Présentation :
« I can’t, I won’t let it happen again » pourrait être la complainte de l’espionne bipolaire d’Homeland (la série télévisée américaine, 2011-2020), la seule à voir un ennemi là où tous voient un héros de la nation. Car, Homeland, c’est le 11 septembre 2001, son choc, son trauma, ses effets et son traitement : trouble des frontières, surveillance généralisée, « guerre contre la terreur », ennemi intérieur – auquel le 46e président des États-Unis, Joe Biden, fit référence dans son discours d’investiture. Car plus de 20 ans après, on y est encore. C’est la thèse de la série de bout en bout.

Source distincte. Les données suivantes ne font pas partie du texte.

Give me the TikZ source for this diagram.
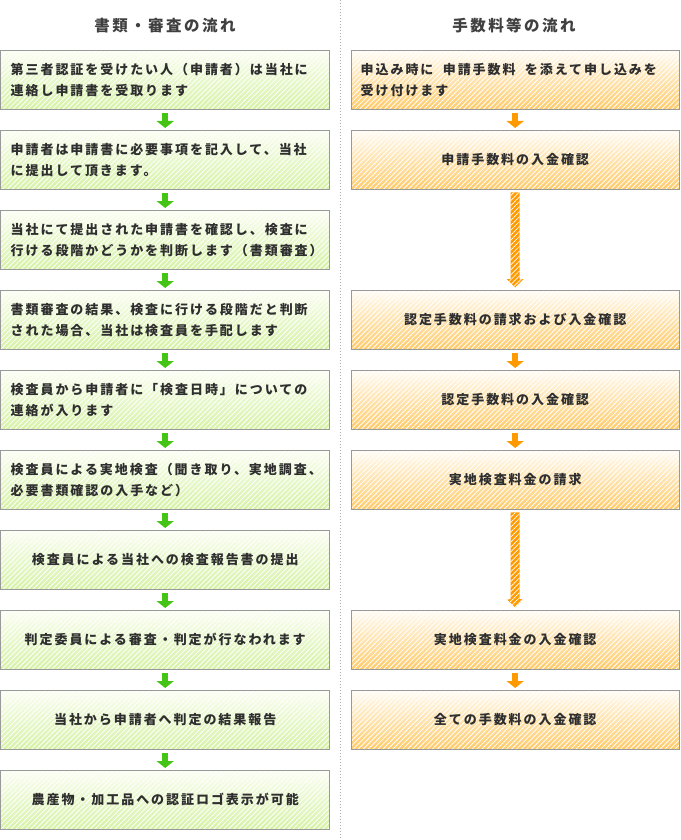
\documentclass[tikz,border=0pt]{standalone}
\usepackage{fontspec}
\newfontfamily\jp{Noto Sans CJK JP}[LetterSpace=15]
\newfontfamily\jpt{Noto Sans CJK JP}[LetterSpace=16]
\usetikzlibrary{arrows.meta,patterns.meta}
\definecolor{boxline}{HTML}{999999}
\definecolor{gtop}{HTML}{FBFEF3}
\definecolor{gbot}{HTML}{D6F2A6}
\definecolor{otop}{HTML}{FFFCF5}
\definecolor{obot}{HTML}{FFCB6A}
\definecolor{garr}{HTML}{44C414}
\definecolor{oarr}{HTML}{FF9A00}
\definecolor{txt}{HTML}{2E2E2E}
\definecolor{ttl}{HTML}{404040}
\definecolor{divc}{HTML}{AAAAAA}
\tikzset{
  stripes/.style={pattern={Lines[angle=45,distance=3.5pt,line width=0.8pt]},
      pattern color=white, fill opacity=0.45},
  faintstripes/.style={pattern={Lines[angle=45,distance=3.5pt,line width=0.7pt]},
      pattern color=white, fill opacity=0.25},
  basebox/.style={anchor=north west,
    minimum height=59pt, inner sep=0pt, text width=309pt, align=left,
    font=\jp\bfseries\fontsize{13}{21}\selectfont, text=txt,
    postaction={stripes},
    postaction={draw=boxline, line width=1pt}},
  gbox/.style={basebox, minimum width=329pt, top color=gtop, bottom color=gbot},
  obox/.style={basebox, minimum width=328pt, top color=otop, bottom color=obot},
  mid/.style={align=center},
  ttlnode/.style={font=\jpt\bfseries\fontsize{15.5}{18}\selectfont, text=ttl, inner sep=0pt},
  garrow/.style={draw=garr, line width=6pt, -{Triangle[width=17pt,length=7pt]}},
  oarrow/.style={draw=oarr, line width=6pt, -{Triangle[width=17pt,length=7pt]}},
  olong/.style={fill=oarr, draw=none, postaction={faintstripes}},
  divider/.style={draw=divc, line width=1pt, dash pattern=on 1pt off 2pt}
}
\newcommand{\longarrow}[2]{%
  \path[olong] ([xshift=-4.5pt,yshift=-3pt]#1.south) -- ([xshift=4.5pt,yshift=-3pt]#1.south)
    -- ([xshift=4.5pt,yshift=11pt]#2.north) -- ([xshift=8.5pt,yshift=11pt]#2.north)
    -- ([yshift=2.5pt]#2.north) -- ([xshift=-8.5pt,yshift=11pt]#2.north)
    -- ([xshift=-4.5pt,yshift=11pt]#2.north) -- cycle;}
\begin{document}
\begin{tikzpicture}[x=1pt,y=-1pt]
\useasboundingbox (0,0) rectangle (680,840);
\coordinate (dtop) at (340,0);
\coordinate (dbot) at (340,840);
\draw[divider] (dtop) -- (dbot);
\node[ttlnode] (t1) at (165,26) {書類・審査の流れ};
\node[ttlnode] (t2) at (514,26) {手数料等の流れ};

\node[gbox] (L1) at (0.5,50) {第三者認証を受けたい人（申請者）は当社に\\連絡し申請書を受取ります};
\node[gbox] (L2) at (0.5,130) {申請者は申請書に必要事項を記入して、当社\\に提出して頂きます。};
\node[gbox] (L3) at (0.5,210) {当社にて提出された申請書を確認し、検査に\\行ける段階かどうかを判断します（書類審査）};
\node[gbox] (L4) at (0.5,290) {書類審査の結果、検査に行ける段階だと判断\\された場合、当社は検査員を手配します};
\node[gbox] (L5) at (0.5,370) {検査員から申請者に「検査日時」についての\\連絡が入ります};
\node[gbox] (L6) at (0.5,450) {検査員による実地検査（聞き取り、実地調査、\\必要書類確認の入手など）};
\node[gbox,mid] (L7) at (0.5,530) {検査員による当社への検査報告書の提出};
\node[gbox,mid] (L8) at (0.5,610) {判定委員による審査・判定が行なわれます};
\node[gbox,mid] (L9) at (0.5,690) {当社から申請者へ判定の結果報告};
\node[gbox,mid] (L10) at (0.5,770) {農産物・加工品への認証ロゴ表示が可能};

\foreach \a/\b in {L1/L2,L2/L3,L3/L4,L4/L5,L5/L6,L6/L7,L7/L8,L8/L9,L9/L10}
  \draw[garrow] ([yshift=-4pt]\a.south) -- ([yshift=2pt]\b.north);

\node[obox] (R1) at (351,50) {申込み時に\hspace{5pt} 申請手数料\hspace{5pt} を添えて申し込みを\\受け付けます};
\node[obox,mid] (R2) at (351,130) {申請手数料の入金確認};
\node[obox,mid] (R3) at (351,290) {認定手数料の請求および入金確認};
\node[obox,mid] (R4) at (351,370) {認定手数料の入金確認};
\node[obox,mid] (R5) at (351,450) {実地検査料金の請求};
\node[obox,mid] (R6) at (351,610) {実地検査料金の入金確認};
\node[obox,mid] (R7) at (351,690) {全ての手数料の入金確認};

\foreach \a/\b in {R1/R2,R3/R4,R4/R5,R6/R7}
  \draw[oarrow] ([yshift=-4pt]\a.south) -- ([yshift=2pt]\b.north);
\longarrow{R2}{R3}
\longarrow{R5}{R6}
\end{tikzpicture}
\end{document}
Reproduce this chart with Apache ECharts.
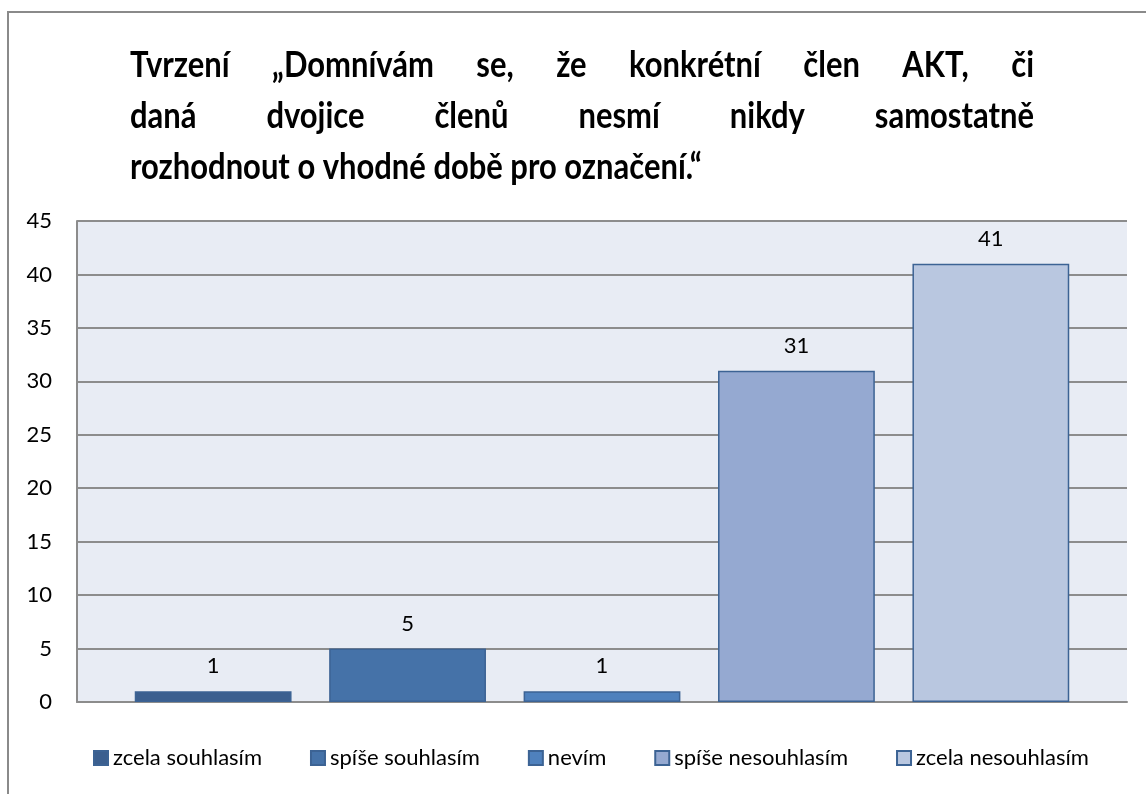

Homeland, c’est aussi, bien sûr, son personnage d’espionne bipolaire, Carrie Mathison : une femme folle et raisonnée, ingérable et fiable, brillante et calamiteuse. Une femme à laquelle toujours on répète de se calmer, de ralentir, que c’est fini – en vain. Une fauteuse de troubles qui échappe à toute catégorisation.
Ce personnage de l’espionne bipolaire fut très vite propulsé au rang de phénomène de la culture pop, et n’en finit pas de revenir hanter les séries, sous la forme d’avatars ou de troublantes réminiscences. Très certainement parce que la folie féminine n’est pas juste ici un tic, un trait ; encore moins un cliché. Elle n’est pas non plus une simple métaphore de la folie des États-Unis de l’après-11 septembre. La folie du personnage se noue à l’illimité de notre époque et à la forme-série.
Homeland, un symptôme de notre temps ? Plus que cela. Elle en est une interprétation jusqu’à en devenir le tableau du monde.